Even after Hamas, Gaza’s militant rulers, agreed to a cease-fire late Saturday, incendiary kites and balloons have continued to float from Gaza into Israel setting off damaging fires to farmlands.
Israel pounded Hamas targets on Saturday in its most massive bombardment since the 2014 war, while militants fired dozens of rockets toward Israel that halted daily life in the area. Two Palestinian teenagers were killed in an Israeli airstrike in Gaza City, while four Israelis were wounded from a rocket that landed on a residential home in Sderot.
Israel says it has no interest is engaging in another war with Hamas, but says it will no longer tolerate the Gaza militant campaign of flying incendiary kites and balloons across the border that have ignited fires damaging Israeli farms and nature reserves.

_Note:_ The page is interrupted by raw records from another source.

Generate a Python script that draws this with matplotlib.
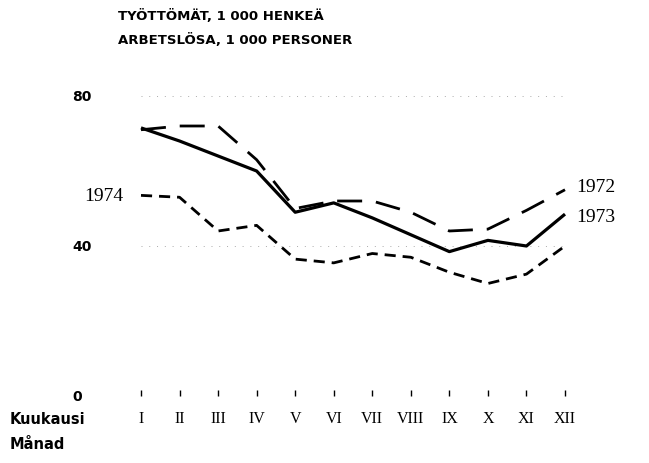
import numpy as np
import matplotlib
matplotlib.use('Agg')
import matplotlib.pyplot as plt

months = ['I', 'II', 'III', 'IV', 'V', 'VI', 'VII', 'VIII', 'IX', 'X', 'XI', 'XII']
y1972 = [71, 72, 72, 63, 50, 52, 52, 49, 44, 44.5, 49.5, 55]
y1973 = [71.5, 68, 64, 60, 49, 51.5, 47.5, 43, 38.5, 41.5, 40, 48.5]
y1974 = [53.5, 53, 44, 45.5, 36.5, 35.5, 38, 37, 33, 30, 32.5, 40]
yticks = [0, 40, 80]

x = np.arange(1, len(months) + 1)

fig = plt.figure(figsize=(6.49, 4.64), dpi=100)
ax = fig.add_axes([141 / 649, 67 / 464, 424 / 649, 300 / 464])
ax.set_xlim(1, 12)
ax.set_ylim(0, 80)

for gy in [40, 80]:
  ax.axhline(gy, color='#aaaaaa', lw=0.7, ls=(0, (1, 7)), zorder=0)

ax.plot(x, y1973, color='black', lw=2.3, solid_capstyle='butt', clip_on=False)
ax.plot(x, y1972, color='black', lw=2.0, ls=(0, (9, 5)), clip_on=False)
ax.plot(x, y1974, color='black', lw=2.0, ls=(0, (4, 2.5)), clip_on=False)

for s in ax.spines.values():
  s.set_visible(False)
ax.set_xticks(x)
ax.set_xticklabels(months, family='Liberation Serif', fontsize=11.5)
ax.tick_params(axis='x', direction='in', length=4, width=1, pad=10)
ax.set_yticks([])
for v in yticks:
  fig.text(72 / 649, (67 + v * 300 / 80) / 464, str(v), fontsize=10,
           fontweight='bold', va='center', ha='left')

fig.text(118 / 649, 1 - 16 / 464, 'TYÖTTÖMÄT, 1 000 HENKEÄ', fontsize=9.5, fontweight='bold', va='center')
fig.text(118 / 649, 1 - 40 / 464, 'ARBETSLÖSA, 1 000 PERSONER', fontsize=9.5, fontweight='bold', va='center')
fig.text(10 / 649, 1 - 419 / 464, 'Kuukausi', fontsize=10.5, fontweight='bold', va='center')
fig.text(10 / 649, 1 - 445 / 464, 'Månad', fontsize=10.5, fontweight='bold', va='center')

ax.text(0.55, y1974[0], '1974', family='Liberation Serif', fontsize=14, ha='right', va='center')
ax.text(12.3, y1972[-1] + 1, '1972', family='Liberation Serif', fontsize=14, ha='left', va='center')
ax.text(12.3, y1973[-1] - 0.5, '1973', family='Liberation Serif', fontsize=14, ha='left', va='center')

fig.savefig('out.png', dpi=100)
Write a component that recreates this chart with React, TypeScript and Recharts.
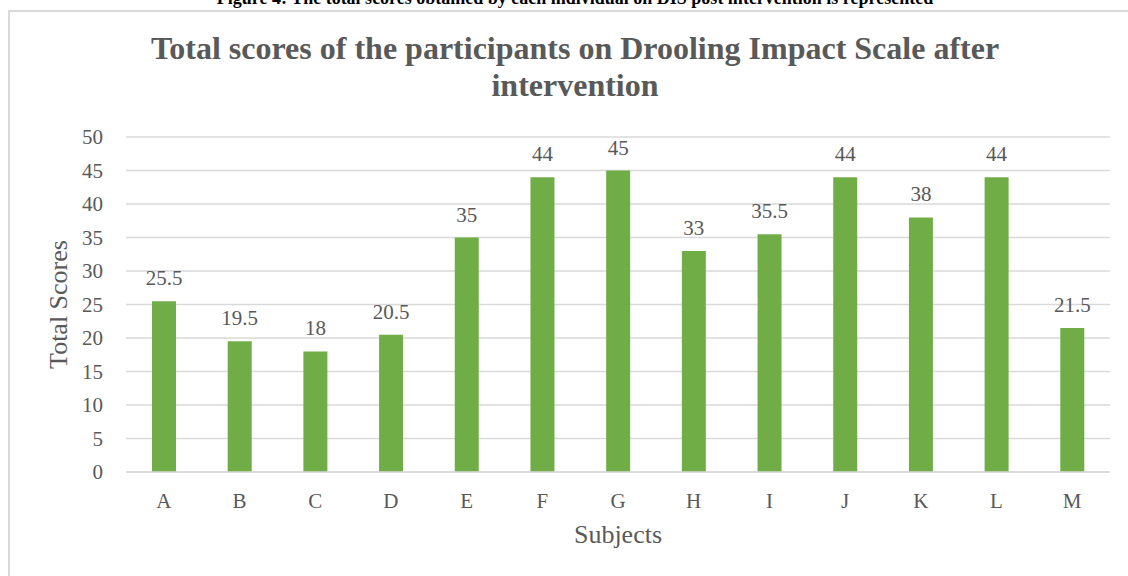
import React from 'react';
import { BarChart, Bar, XAxis, YAxis, CartesianGrid, LabelList, Label } from 'recharts';

const subjects = ['A', 'B', 'C', 'D', 'E', 'F', 'G', 'H', 'I', 'J', 'K', 'L', 'M'];
const totalScores = [25.5, 19.5, 18, 20.5, 35, 44, 45, 33, 35.5, 44, 38, 44, 21.5];
const yTicks = [0, 5, 10, 15, 20, 25, 30, 35, 40, 45, 50];

const data = subjects.map((s, i) => ({ subject: s, score: totalScores[i] }));

const FONT = '"Liberation Serif", "Times New Roman", serif';
const TEXT = '#595959';

export default function App() {
  return (
    <div style={{ position: 'absolute', left: 0, top: 0, width: 1128, height: 576, overflow: 'hidden', background: '#fff', fontFamily: FONT }}>
      <div style={{ position: 'absolute', left: 0, width: 1150, textAlign: 'center', top: -12, fontSize: 18, fontWeight: 'bold', color: '#000', whiteSpace: 'nowrap' }}>
        Figure 4: The total scores obtained by each individual on DIS post intervention is represented
      </div>
      <div style={{ position: 'absolute', left: 8, top: 10, width: 1160, height: 620, border: '2px solid #d9d9d9', boxSizing: 'border-box' }} />
      <div style={{ position: 'absolute', left: 10, width: 1130, top: 30, textAlign: 'center', fontSize: 32, fontWeight: 'bold', color: TEXT, lineHeight: '37px', whiteSpace: 'nowrap' }}>
        Total scores of the participants on Drooling Impact Scale after<br />intervention
      </div>
      <div style={{ position: 'absolute', left: 0, top: 0 }}>
        <BarChart width={1128} height={576} data={data} margin={{ top: 137, right: 18, bottom: 74, left: 66 }}>
          <CartesianGrid vertical={false} stroke="#d9d9d9" strokeWidth={1.5} />
          <XAxis
            dataKey="subject"
            height={30}
            axisLine={{ stroke: '#d9d9d9', strokeWidth: 1.5 }}
            tickLine={false}
            tickSize={0}
            tickMargin={21}
            tick={{ fill: TEXT, fontSize: 21, fontFamily: FONT }}
            interval={0}
          >
            <Label
              content={(props: any) => {
                const vb = props.viewBox || {};
                return (
                  <text x={vb.x + vb.width / 2} y={543} textAnchor="middle" fill={TEXT} fontSize={26} fontFamily={FONT}>
                    Subjects
                  </text>
                );
              }}
            />
          </XAxis>
          <YAxis
            width={60}
            domain={[0, 50]}
            ticks={yTicks}
            axisLine={false}
            tickLine={false}
            tickSize={0}
            tickMargin={23}
            tick={{ fill: TEXT, fontSize: 21, fontFamily: FONT }}
            interval={0}
          >
            <Label
              content={(props: any) => {
                const vb = props.viewBox || {};
                const cy = vb.y + vb.height / 2;
                return (
                  <text x={67} y={cy} transform={`rotate(-90, 67, ${cy})`} textAnchor="middle" fill={TEXT} fontSize={26} fontFamily={FONT}>
                    Total Scores
                  </text>
                );
              }}
            />
          </YAxis>
          <Bar dataKey="score" fill="#70ad47" barSize={24} isAnimationActive={false}>
            <LabelList dataKey="score" position="top" offset={16} fill={TEXT} fontSize={21} fontFamily={FONT} />
          </Bar>
        </BarChart>
      </div>
    </div>
  );
}
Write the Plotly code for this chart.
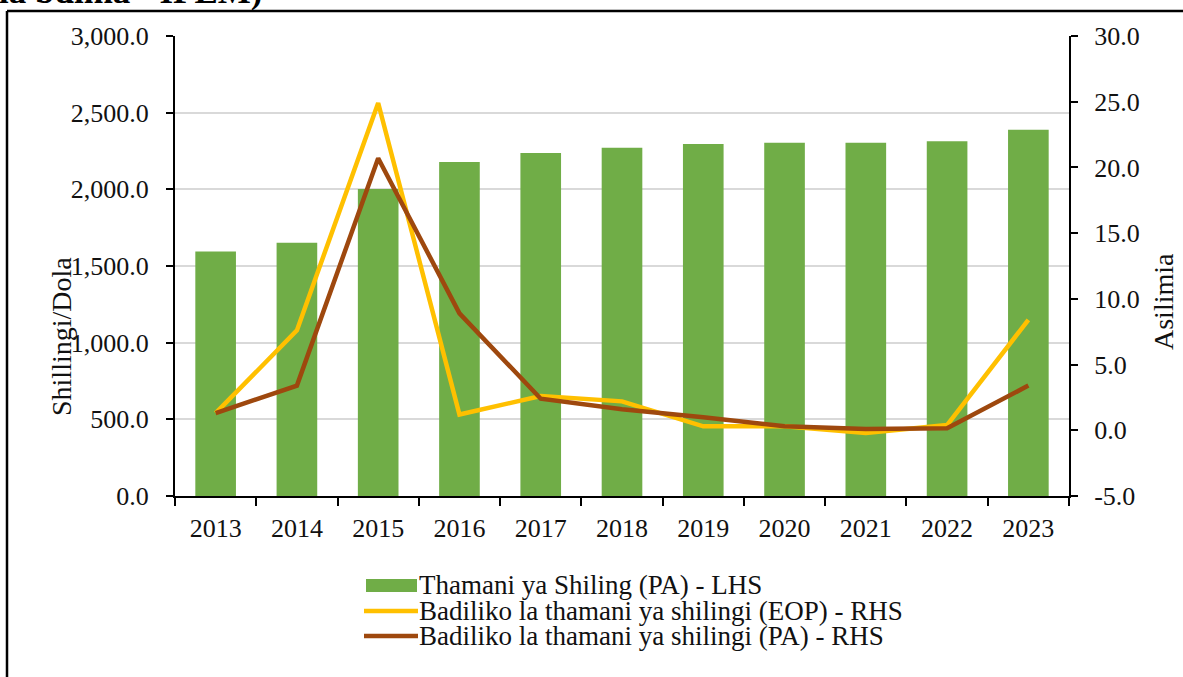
import plotly.graph_objects as go

years = ["2013", "2014", "2015", "2016", "2017", "2018", "2019", "2020", "2021", "2022", "2023"]
thamani_pa = [1595, 1652, 2002, 2178, 2237, 2271, 2296, 2304, 2304, 2313, 2389]
badiliko_eop = [1.3, 7.6, 24.9, 1.2, 2.6, 2.2, 0.3, 0.3, -0.2, 0.4, 8.4]
badiliko_pa = [1.3, 3.4, 20.7, 8.9, 2.4, 1.6, 1.0, 0.3, 0.1, 0.15, 3.4]
rhs_ticks = [-5, 0, 5, 10, 15, 20, 25, 30]

names = ["Thamani ya Shiling (PA) - LHS",
         "Badiliko la thamani ya shilingi (EOP) - RHS",
         "Badiliko la thamani ya shilingi (PA) - RHS"]
colors = ["#70AD47", "#FFC000", "#9E480E"]

W, H = 1183, 677
L, R, T, B = 175, 1069, 36, 496

def px(x):
    return (x - L) / (R - L)

def py(y):
    return (B - y) / (B - T)

FONT = "Liberation Serif, Times New Roman, serif"
FS = 26

fig = go.Figure()
fig.add_trace(go.Bar(
    x=years, y=thamani_pa, name=names[0],
    marker=dict(color=colors[0], line=dict(width=0)), yaxis="y"))
fig.add_trace(go.Scatter(
    x=years, y=badiliko_eop, name=names[1],
    mode="lines", line=dict(color=colors[1], width=4.5), yaxis="y2"))
fig.add_trace(go.Scatter(
    x=years, y=badiliko_pa, name=names[2],
    mode="lines", line=dict(color=colors[2], width=4.5), yaxis="y2"))

fig.update_layout(
    width=W, height=H,
    margin=dict(l=L, r=W - R, t=T, b=H - B, pad=0, autoexpand=False),
    paper_bgcolor="white", plot_bgcolor="white",
    font=dict(family=FONT, size=FS, color="#111111"),
    bargap=0.5,
    showlegend=False,
    xaxis=dict(type="category", showline=True, linecolor="black", linewidth=2,
               ticks="outside", tickson="boundaries", ticklen=8, tickcolor="black",
               tickwidth=1.5, showgrid=False, tickfont=dict(size=FS),
               ticklabelstandoff=8, range=[-0.5, 10.5], automargin=False),
    yaxis=dict(range=[0, 3000], dtick=500, tickformat=",.1f", showline=True,
               linecolor="black", linewidth=2, ticks="outside", ticklen=7,
               tickcolor="black", tickwidth=1.5, showgrid=True,
               gridcolor="#D9D9D9", gridwidth=1.5, zeroline=False,
               tickfont=dict(size=FS), ticklabelstandoff=12, automargin=False),
    yaxis2=dict(range=[-5, 30], tickmode="array", tickvals=rhs_ticks,
                ticktext=[f"{v:.1f}" for v in rhs_ticks], overlaying="y",
                side="right", showline=True, linecolor="black", linewidth=2,
                ticks="outside", ticklen=7, tickcolor="black", tickwidth=1.5,
                showgrid=False, zeroline=False, tickfont=dict(size=FS),
                ticklabelstandoff=11, automargin=False),
)

# axis titles
TFS = 28
fig.add_annotation(text="Shillingi/Dola", xref="paper", yref="paper",
                   x=px(61), y=py(336), textangle=-90, showarrow=False,
                   xanchor="center", yanchor="middle",
                   font=dict(family=FONT, size=TFS, color="#111111"))
fig.add_annotation(text="Asilimia", xref="paper", yref="paper",
                   x=px(1163), y=py(302), textangle=-90, showarrow=False,
                   xanchor="center", yanchor="middle",
                   font=dict(family=FONT, size=TFS, color="#111111"))

# legend (symbols + labels)
LFS = 27
rows_y = [585, 611, 636]
for i, (nm, col) in enumerate(zip(names, colors)):
    yy = rows_y[i]
    if i == 0:
        fig.add_shape(type="rect", xref="paper", yref="paper",
                      x0=px(366), x1=px(417), y0=py(yy + 7), y1=py(yy - 6),
                      fillcolor=col, line=dict(width=0))
    else:
        fig.add_shape(type="line", xref="paper", yref="paper",
                      x0=px(364), x1=px(418), y0=py(yy), y1=py(yy),
                      line=dict(color=col, width=4.5))
    fig.add_annotation(text=nm, xref="paper", yref="paper",
                       x=px(417), y=py(yy), xanchor="left", yanchor="middle",
                       showarrow=False,
                       font=dict(family=FONT, size=LFS, color="#111111"))

# outer frame (left and top edges visible)
fig.add_shape(type="line", xref="paper", yref="paper",
              x0=px(7), x1=px(1190), y0=py(11), y1=py(11),
              line=dict(color="black", width=2.5))
fig.add_shape(type="line", xref="paper", yref="paper",
              x0=px(7), x1=px(7), y0=py(11), y1=py(690),
              line=dict(color="black", width=2.5))

# partially visible caption above the frame
fig.add_annotation(text="<b>la bdima - IPEM)</b>", xref="paper", yref="paper",
                   x=px(-3), y=py(12.5), xanchor="left", yanchor="bottom",
                   showarrow=False, font=dict(family=FONT, size=35, color="black"))

fig.write_html("out.html", config={"displayModeBar": False},
               post_script="document.body.style.margin='0';")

On Sunday, Israel says it discovered a falcon to which Gaza militant tied an incendiary device meant to set fires. It appeared to be the first case of Gaza militant using animals to attack Israel.
Israel and Egypt have maintained a blockade on Gaza for over a decade in an attempt to weaken Hamas. The blockade has caused widespread economic hardship. Israel says the naval blockade is necessary to protect its citizens from weapon smuggling.
The weekend’s violence came after months of near-weekly border demonstrations organized by Hamas aimed in part to protest the Israeli-Egyptian blockade of Gaza. Over 130 Palestinians have been killed by Israeli fire since the protests began on March 30.
Israel says it is defending its sovereign border and accuses Hamas of using the protests as cover for attempts to breach the border fence and attack Israeli civilians and soldiers.